Multiply Complex Numbers Calculator

Think of complex number multiplication like expanding two binomials, but with a twist — whenever you see i², it becomes -1. Just as (x + 3)(x - 2) expands to x² + x - 6, the complex numbers (3 + 4i)(2 - i) expand using the same distributive property. The key difference is that i² simplifies to -1, not i², which transforms what would be imaginary terms into real ones.

The FOIL method provides a systematic approach: multiply First terms, Outer terms, Inner terms, and Last terms. For (a + bi)(c + di), you get ac + adi + bci + bdi². The crucial step is recognizing that bdi² becomes -bd because i² = -1. This converts the expression to (ac - bd) + (ad + bc)i, giving you the final answer in standard form.

This process mirrors how electrical engineers calculate impedance in AC circuits, where complex numbers represent both resistance and reactance. The mathematics remains consistent whether you are solving homework problems or designing power systems — the imaginary unit i always squares to negative one, making complex multiplication predictable and reliable.

Use complex number multiplication when working with AC electrical circuits, where voltages and currents are represented as complex numbers. Engineers multiply complex impedances to calculate total system response. Signal processing applications require complex multiplication for frequency domain analysis and filter design.

Quantum mechanics relies heavily on complex number arithmetic, where wave functions are complex-valued and their interactions involve multiplication. Computer graphics and game development use complex numbers for 2D rotations, where multiplication by a complex number rotates a point around the origin.

However, avoid complex arithmetic when working with real-world measurements that cannot be negative under square roots. If your problem involves only real quantities like distances, weights, or counts, standard algebra suffices. Complex numbers solve problems where rotation, oscillation, or phase relationships matter — not simple scaling or addition problems.

The most common error is treating i like a variable instead of recognizing that i² = -1. Students often write final answers containing i² terms instead of simplifying them to -1. For example, computing (2 + 3i)(1 + i) and stopping at 2 + 2i + 3i + 3i² instead of continuing to 2 + 5i - 3 = -1 + 5i.

Another frequent mistake is incorrect sign handling when i² becomes -1. The term 3i² should become -3, not +3. This error compounds when students rush through the simplification without carefully tracking positive and negative signs.
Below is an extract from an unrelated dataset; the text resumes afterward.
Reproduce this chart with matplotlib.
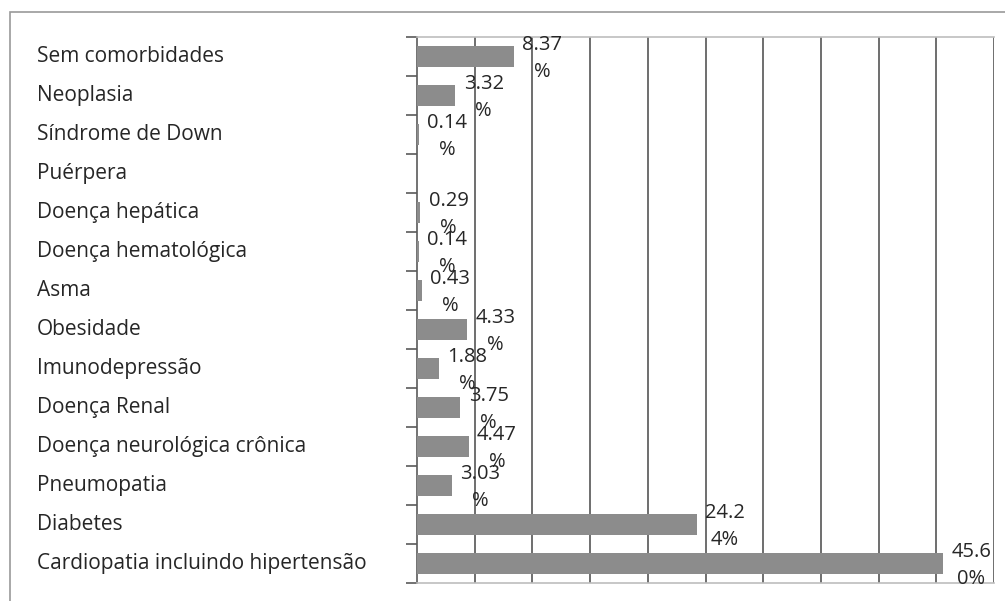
import matplotlib
matplotlib.use("Agg")
import matplotlib.pyplot as plt
from matplotlib.patches import Rectangle
from matplotlib import transforms
import numpy as np

categories = [
    "Sem comorbidades", "Neoplasia", "Síndrome de Down", "Puérpera",
    "Doença hepática", "Doença hematológica", "Asma", "Obesidade",
    "Imunodepressão", "Doença Renal", "Doença neurológica crônica",
    "Pneumopatia", "Diabetes", "Cardiopatia incluindo hipertensão",
]
values = [8.37, 3.32, 0.14, 0.0, 0.29, 0.14, 0.43, 4.33, 1.88, 3.75, 4.47, 3.03, 24.24, 45.60]
show_label = [True, True, True, False, True, True, True, True, True, True, True, True, True, True]
x_ticks = [0, 5, 10, 15, 20, 25, 30, 35, 40, 45, 50]

FONT = "Open Sans"
TXT = "#262626"

fig = plt.figure(figsize=(10.05, 6.01), dpi=100)
fig.patch.set_facecolor("white")
# outer frame
fig.add_artist(Rectangle((10 / 1005, -0.01), 1.2, 1 - 12 / 601 + 0.01, transform=fig.transFigure,
                         fill=False, edgecolor="#9a9a9a", linewidth=1.2))

ax = fig.add_axes([417 / 1005, 1 - 583 / 601, (994 - 417) / 1005, (583 - 37) / 601])
n = len(categories)
y = np.arange(n)
ax.barh(y, values, height=0.52, color="#8c8c8c", zorder=3)
ax.set_ylim(n - 0.5, -0.5)
ax.set_xlim(x_ticks[0], x_ticks[-1])

for xt in x_ticks[1:]:
    ax.axvline(xt, color="#6e6e6e", linewidth=1.4, zorder=1)

ax.set_xticks([])
ax.set_yticks(np.arange(n + 1) - 0.5)
ax.set_yticklabels([])
ax.tick_params(axis="y", direction="out", length=8, width=1.2, color="#5a5a5a")
ax.spines["left"].set_color("#5a5a5a")
ax.spines["left"].set_linewidth(1.2)
for s in ("top", "bottom"):
    ax.spines[s].set_color("#bdbdbd")
    ax.spines[s].set_linewidth(1.2)
ax.spines["right"].set_visible(False)

trans = transforms.blended_transform_factory(fig.transFigure, ax.transData)
for i, c in enumerate(categories):
    ax.text(37 / 1005, i, c, transform=trans, ha="left", va="center",
            fontsize=15, family=FONT, color=TXT, clip_on=False)

for i, (v, sh) in enumerate(zip(values, show_label)):
    if not sh:
        continue
    s = f"{v:.2f}%"
    lab = s[:4] + "\n" + s[4:]
    ax.annotate(lab, xy=(v, i), xytext=(6, -1.5), textcoords="offset points",
                ha="left", va="center", multialignment="center", linespacing=1.5,
                fontsize=14.5, family=FONT, color=TXT, zorder=5, annotation_clip=False)

fig.savefig("out.png", dpi=100)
Double-checking by substituting i² = -1 immediately catches these errors.

Many students also forget that the result must be in standard form a + bi. They might leave intermediate expressions like 5 - 2 + 7i instead of combining like terms to get 3 + 7i. Complex arithmetic requires the same attention to combining like terms as any algebraic expression.

The multiplication of complex numbers follows the distributive property with one fundamental rule: i² = -1. Given two complex numbers z₁ = a + bi and z₂ = c + di, their product is z₁z₂ = (ac - bd) + (ad + bc)i. This formula emerges directly from expanding (a + bi)(c + di) and applying the property of i.

The real part of the product, ac - bd, combines the product of the real parts with the negative product of the imaginary parts. The imaginary part, ad + bc, represents the cross-terms where real parts multiply with imaginary parts. Notice how the imaginary components do not simply add — they interact through the multiplication process.

Geometrically, multiplying complex numbers corresponds to rotating and scaling in the complex plane. The magnitude of the product equals the product of the magnitudes, while the argument (angle) of the product equals the sum of the arguments. This geometric interpretation makes complex multiplication particularly useful in fields like signal processing and quantum mechanics.

Professional engineers recognize that complex multiplication in polar form often simplifies calculations significantly. Instead of multiplying (r₁∠θ₁)(r₂∠θ₂) by converting to rectangular form, the polar multiplication gives r₁r₂∠(θ₁ + θ₂) directly. This approach proves especially valuable in power system analysis where phase angles matter as much as magnitudes.